Abstract
Background: The use of Poly (lactic-co-glycolic acid) (PLGA) nanobubbles (NBs) aimed at functioning as a delivery system that encounter solubility issues for drugs like dabrafenib (DBF), which belonged to the Biopharmaceutical Classification System (BCS) class II category. These specially designed nanobubbles enhanced the drug’s solubility, stability, and bioavailability, thus improving the therapeutic effectiveness. Moreover, they offered controlled release characteristics and can potentially enhance drug delivery to tissues or cells, maximizing pharmacological results while reducing adverse effects.
Methods: PLGA NBs were formulated using solvent evaporation and optimized using a Box Behnken design considering process and formulation parameters. The NBs characterization includes particle size, drug loading, entrapment efficiency, in-vitro studies, haemolytic studies, Fourier transform infrared (FTIR) spectroscopy, differential scanning calorimeter (DSC), stability studies, and as well as in-vivo studies in rats.

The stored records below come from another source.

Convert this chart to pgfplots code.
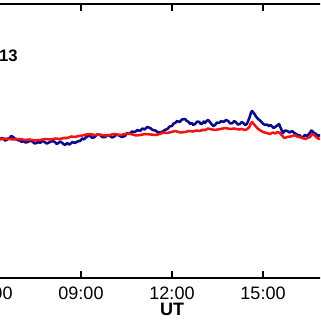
\documentclass[border=0pt]{standalone}
\usepackage{pgfplots}
\pgfplotsset{compat=1.18}
\usepackage{fontspec}
\setmainfont{Liberation Sans}
\definecolor{navyline}{RGB}{10,10,140}
\definecolor{redline}{RGB}{240,20,20}
\pgfplotstableread{
h v
6.33 138.5
6.39 140
6.45 139
6.50 137.5
6.55 138
6.60 139.5
6.65 140
6.70 142
6.76 141
6.81 139.5
6.87 139
6.93 137.5
6.99 138
7.04 136
7.10 137
7.17 135.5
7.25 136
7.32 137.5
7.40 136.5
7.47 134.5
7.55 135
7.60 136.5
7.65 135
7.72 137
7.80 136
7.87 134.5
7.95 135.5
8.05 137
8.14 136
8.20 134
8.25 135
8.32 136.5
8.40 134.5
8.47 133
8.55 135
8.60 133.5
8.64 134
8.72 136
8.80 135
8.88 136.5
8.97 137
9.04 139.5
9.10 138.5
9.15 140.5
9.20 141
9.25 143
9.30 142
9.37 140
9.45 141
9.53 143.5
9.63 143
9.70 141
9.80 141
9.88 143
9.96 142
10.03 140.5
10.10 141.5
10.17 143.5
10.25 142.5
10.35 141
10.45 142
10.52 145
10.60 144
10.68 146.5
10.78 146
10.86 148
10.95 147
11.02 149.5
11.10 148.5
11.18 151
11.28 150
11.36 148
11.45 147.5
11.55 145.5
11.67 146
11.76 148
11.85 149
11.92 151.5
12.00 152
12.05 154.5
12.10 155
12.17 157
12.25 156
12.33 158.5
12.43 159
12.49 157
12.55 156
12.60 154
12.65 155
12.70 153
12.76 154
12.83 156.5
12.90 156
12.95 154
13.00 154.5
13.05 156.5
13.09 155
13.14 157
13.19 158
13.25 156
13.30 154
13.36 152
13.42 153
13.48 155.5
13.55 155
13.62 157
13.70 156
13.78 158
13.85 157
13.92 154.5
14.00 155
14.05 157
14.10 156
14.17 153.5
14.24 154
14.30 156
14.35 155
14.41 153
14.47 154
14.51 157
14.55 160
14.60 165
14.64 167
14.68 165.5
14.72 164
14.78 161
14.84 159
14.90 157.5
14.95 156
15.01 154
15.07 153
15.13 153.5
15.20 152
15.25 153
15.30 151.5
15.35 150
15.40 151
15.47 152.5
15.53 154
15.57 151
15.60 149
15.63 146.5
15.66 145
15.73 147.5
15.80 147
15.88 145.5
15.96 147
16.03 145
16.10 144
16.15 142
16.20 143
16.26 140.5
16.32 141
16.38 143
16.45 142
16.50 143.5
16.55 145
16.59 147.5
16.62 147
16.68 145
16.75 144
16.81 142
16.88 143
16.94 141
17.00 142
}\bluedata
\pgfplotstableread{
h v
6.33 138.5
6.47 139.5
6.60 139
6.80 138.5
6.99 139
7.15 138
7.30 138.5
7.48 137.5
7.65 138
7.82 139
8.00 138.5
8.15 139.5
8.31 139
8.43 140
8.55 140
8.68 141.5
8.80 141
8.92 142
9.05 142.5
9.18 143.5
9.30 144
9.45 143
9.60 143.5
9.78 142.5
9.96 143
10.08 144
10.20 143.5
10.32 143
10.45 144
10.58 144.5
10.70 143.5
10.82 142.5
10.95 143
11.12 144
11.30 143.5
11.45 143
11.60 144
11.72 145.5
11.85 145
11.98 146
12.10 147
12.27 145.5
12.43 146
12.57 147
12.70 146.5
12.80 147.5
12.92 147
13.00 148
13.10 148
13.18 149.5
13.25 149
13.42 148
13.60 149
13.75 150
13.91 149
14.05 149.5
14.20 148.5
14.30 149
14.41 148
14.48 149
14.55 151
14.60 154.5
14.64 156
14.68 154.5
14.72 153
14.78 151
14.84 149
14.92 147.5
15.00 146
15.12 145
15.23 144
15.32 145.5
15.40 144.5
15.48 146
15.56 145
15.61 143
15.65 142
15.68 140.5
15.72 140
15.80 141
15.90 141.5
15.98 142
16.05 143
16.12 141.5
16.20 141
16.30 140
16.38 139
16.47 140
16.55 141
16.60 143
16.65 144
16.70 142.5
16.75 141
16.82 139.5
16.88 139
16.94 140
17.00 139
}\reddata
\begin{document}
\begin{tikzpicture}
\useasboundingbox (0,0) rectangle (240pt,240pt);
\clip (0,0) rectangle (240pt,240pt);
\begin{axis}[
  at={(-7.5pt,31.5pt)}, anchor=south west,
  scale only axis, width=273pt, height=205.5pt,
  xmin=6, xmax=18, ymin=0, ymax=274,
  xtick={6,9,12,15,18},
  xticklabels={06:00,09:00,12:00,15:00,},
  ytick=\empty,
  tick align=inside, major tick length=5pt,
  xtick pos=both,
  axis line style={line width=0.8pt},
  every tick/.style={black, line width=0.8pt},
  xticklabel style={font=\fontsize{13.5}{15}\selectfont, yshift=-3pt},
  xlabel={\textbf{UT}},
  xlabel style={font=\fontsize{13.5}{15}\selectfont, yshift=4pt},
]
\addplot[navyline, line width=1.9pt, line join=round] table[x=h,y=v] {\bluedata};
\addplot[redline, line width=1.9pt, line join=round] table[x=h,y=v] {\reddata};
\node[anchor=base east, font=\fontsize{12.5}{14}\selectfont\bfseries, inner sep=0pt] at (axis cs:6.92,216) {2013};
\end{axis}
\end{tikzpicture}
\end{document}
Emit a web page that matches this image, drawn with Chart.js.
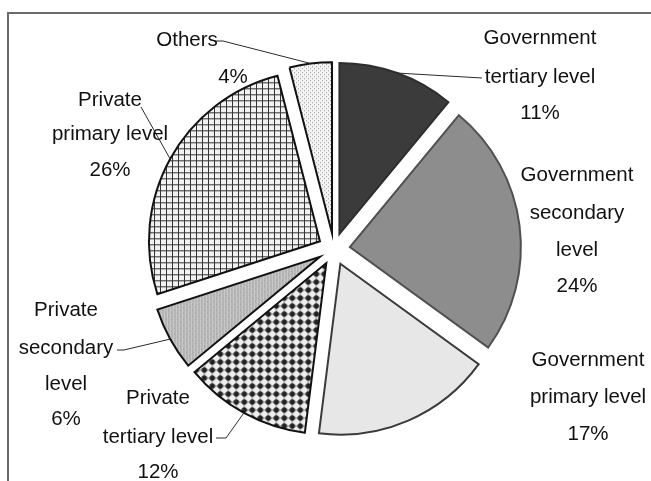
<!DOCTYPE html>
<html>
<head>
<meta charset="utf-8">
<script src="https://cdn.jsdelivr.net/npm/chart.js@4/dist/chart.umd.min.js"></script>
<style>
  body { margin: 0; background: #fff; }
  #wrap { position: relative; width: 651px; height: 481px; }
  #frame {
    position: absolute; left: 7px; top: 12px; right: 0; bottom: 0;
    border-top: 2px solid #6a6a6a; border-left: 2px solid #6a6a6a;
    pointer-events: none;
  }
</style>
</head>
<body>
<div id="wrap">
  <canvas id="pie" width="651" height="481"></canvas>
  <div id="frame"></div>
</div>
<script>
// Expenditure shares by sector, clockwise from 12 o'clock
const CATEGORIES = [
    ['Government', 'tertiary level'],
    ['Government', 'secondary', 'level'],
    ['Government', 'primary level'],
    ['Private', 'tertiary level'],
    ['Private', 'secondary', 'level'],
    ['Private', 'primary level'],
    ['Others']
];
const SHARES = [11, 24, 17, 12, 6, 26, 4];

// How far each slice is pulled out from the centre (px)
const EXPLODE = 16;

// Centre of every text line of each label
const LABEL_POS = [
    [[540, 38], [540, 77], [540, 113]],
    [[577, 175], [577, 213], [577, 250], [577, 286]],
    [[588, 360], [588, 397], [588, 434]],
    [[158, 398], [158, 437], [158, 472]],
    [[66, 310], [66, 348], [66, 384], [66, 419]],
    [[110, 100], [110, 134], [110, 170]],
    [[187, 40], [233, 77]]
];

// Label side of the leader lines; the other end sits on the slice edge
const LEADERS = [
    [[482, 78]],
    null,
    null,
    [[216, 438], [226, 438]],
    [[117, 350], [124, 350]],
    [[141, 107]],
    [[214, 41], [223, 41]]
];

function makePattern(size, paint) {
    const c = document.createElement('canvas');
    c.width = c.height = size;
    const g = c.getContext('2d');
    paint(g, size);
    return g.createPattern(c, 'repeat');
}

// dark dots on a light grid
const checkerFill = makePattern(8, (g, s) => {
    g.fillStyle = '#efefef';
    g.fillRect(0, 0, s, s);
    g.fillStyle = '#7a7a7a';
    g.fillRect(0, 3.5, s, 1);
    g.fillRect(3.5, 0, 1, s);
    g.fillStyle = '#222';
    g.beginPath();
    g.arc(4, 4, 2.7, 0, Math.PI * 2);
    g.fill();
});

// fine grey stipple
const stippleFill = makePattern(6, (g, s) => {
    g.fillStyle = '#b6b6b6';
    g.fillRect(0, 0, s, s);
    g.fillStyle = '#c8c8c8';
    g.fillRect(1, 0, 1, s);
    g.fillRect(4, 0, 1, s);
    g.fillStyle = '#a2a2a2';
    g.fillRect(2, 2, 1, 1);
    g.fillRect(5, 5, 1, 1);
});

// square grid hatch
const gridFill = makePattern(6, (g, s) => {
    g.fillStyle = '#f2f2f2';
    g.fillRect(0, 0, s, s);
    g.fillStyle = '#333';
    g.fillRect(0, 0, s, 1);
    g.fillRect(0, 0, 1, s);
});

// sparse dots
const dotFill = makePattern(4, (g, s) => {
    g.fillStyle = '#f4f4f4';
    g.fillRect(0, 0, s, s);
    g.fillStyle = '#969696';
    g.fillRect(0, 0, 1, 1);
    g.fillRect(2, 2, 1, 1);
});

const FILLS = ['#3b3b3b', '#8d8d8d', '#e7e7e7', checkerFill, stippleFill, gridFill, dotFill];
const EDGES = ['#2e2e2e', '#505050', '#3a3a3a', '#111', '#111', '#111', '#111'];

function bisector(arc) {
    const mid = (arc.startAngle + arc.endAngle) / 2;
    return { cos: Math.cos(mid), sin: Math.sin(mid) };
}

// draw each arc shifted outward along its bisector
const explodePlugin = {
    id: 'explode',
    beforeDatasetDraw(chart, args) {
        const ctx = chart.ctx;
        args.meta.data.forEach(arc => {
            const b = bisector(arc);
            ctx.save();
            ctx.translate(b.cos * EXPLODE, b.sin * EXPLODE);
            arc.draw(ctx, chart.chartArea);
            ctx.restore();
        });
        return false;
    }
};

const labelPlugin = {
    id: 'sliceLabels',
    afterDatasetsDraw(chart) {
        const ctx = chart.ctx;
        const arcs = chart.getDatasetMeta(0).data;
        ctx.save();
        ctx.strokeStyle = '#2a2a2a';
        ctx.lineWidth = 1;
        arcs.forEach((arc, i) => {
            const pts = LEADERS[i];
            if (!pts) return;
            const b = bisector(arc);
            const r = arc.outerRadius + EXPLODE;
            ctx.beginPath();
            ctx.moveTo(pts[0][0], pts[0][1]);
            pts.slice(1).forEach(p => ctx.lineTo(p[0], p[1]));
            ctx.lineTo(arc.x + b.cos * r, arc.y + b.sin * r);
            ctx.stroke();
        });

        ctx.fillStyle = '#111';
        ctx.font = '20.5px "Liberation Sans", Arial, sans-serif';
        ctx.textAlign = 'center';
        ctx.textBaseline = 'middle';
        CATEGORIES.forEach((lines, i) => {
            const text = lines.concat([SHARES[i] + '%']);
            text.forEach((t, k) => {
                const p = LABEL_POS[i][k];
                ctx.fillText(t, p[0], p[1]);
            });
        });
        ctx.restore();
    }
};

new Chart(document.getElementById('pie'), {
    type: 'pie',
    data: {
        labels: CATEGORIES.map(l => l.join(' ')),
        datasets: [{
            data: SHARES,
            backgroundColor: FILLS,
            borderColor: EDGES,
            borderWidth: 2,
            borderJoinStyle: 'miter'
        }]
    },
    options: {
        responsive: false,
        devicePixelRatio: 1,
        animation: false,
        layout: { padding: { left: 100, right: 83, top: 77, bottom: 60 } },
        plugins: {
            legend: { display: false },
            tooltip: { enabled: false }
        }
    },
    plugins: [explodePlugin, labelPlugin]
});
</script>
</body>
</html>
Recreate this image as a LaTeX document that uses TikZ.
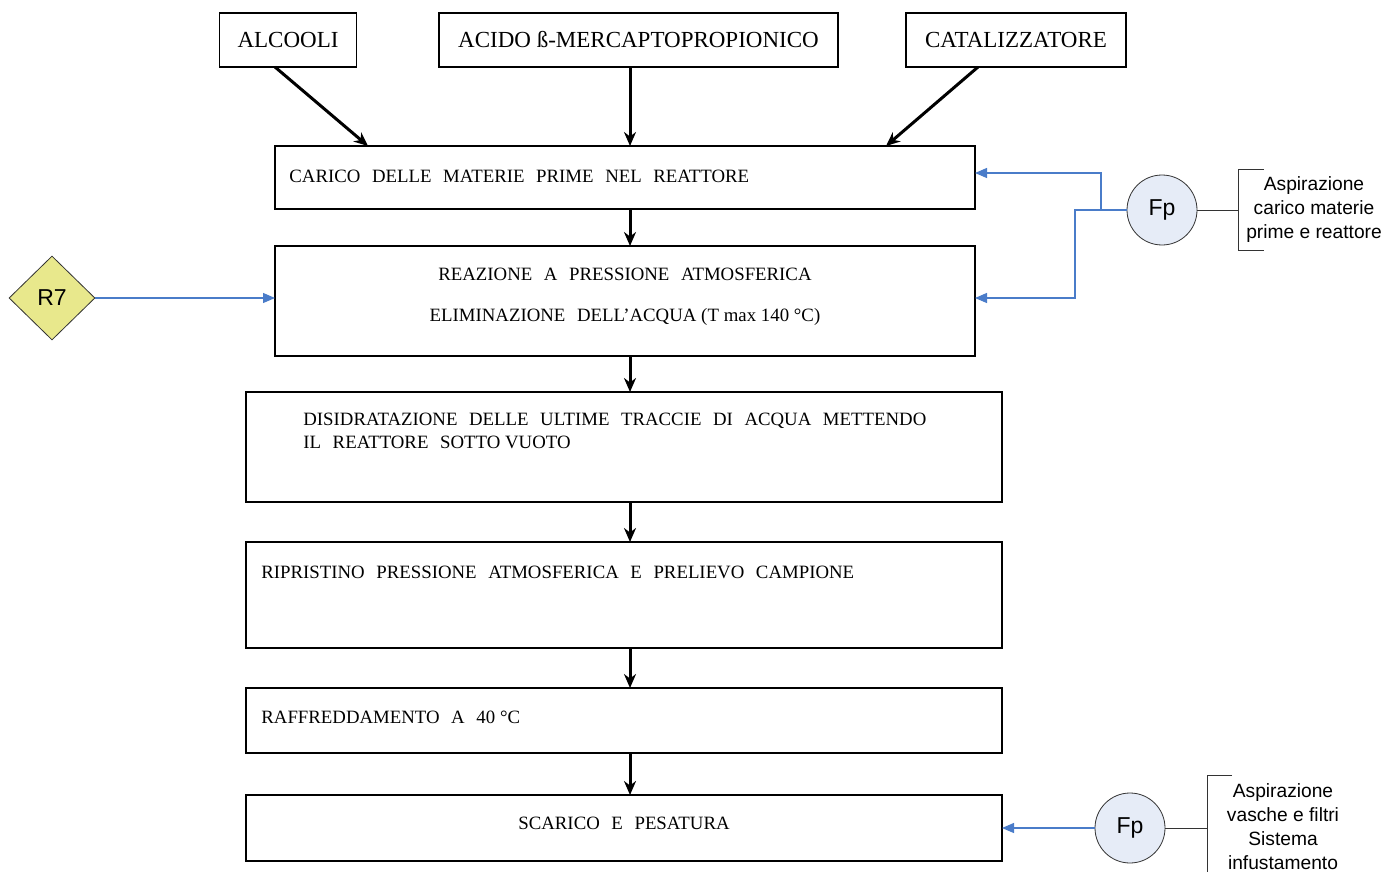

Results: The optimized nanobubbles (NBs) displayed a particle size (PS) of 190.6 ± 18.4 nm, zeta potential of -21 ± 4.2 mV, and polydispersity index (PDI) of 0.397 ± 0.096. With 87.21 ± 3.8% of entrapment efficiency (EE) and 26.29 ± 4.01% drug loading, in-vitro studies revealed a superior drug release (99%) with ultrasound versus plain drugs (20%). FTIR and DSC studies confirmed no drug-polymer interaction. Scanning Electron Microscopy (SEM) images displayed uniform spherical nanosized particles. Haemolytic activity demonstrated safety, and stability studies indicated no significant changes after 30 days. The nanobubbles exhibited increased Cmax (4.74) and AUC0-t (6.82), thereby promising an enhanced solubility, absorption, and extended half-life.
Conclusion: The current investigation showed that PLGA nanobubbles loaded with dabrafenib have a promising delayed release potential, which might make them a possible treatment alternative for breast cancer.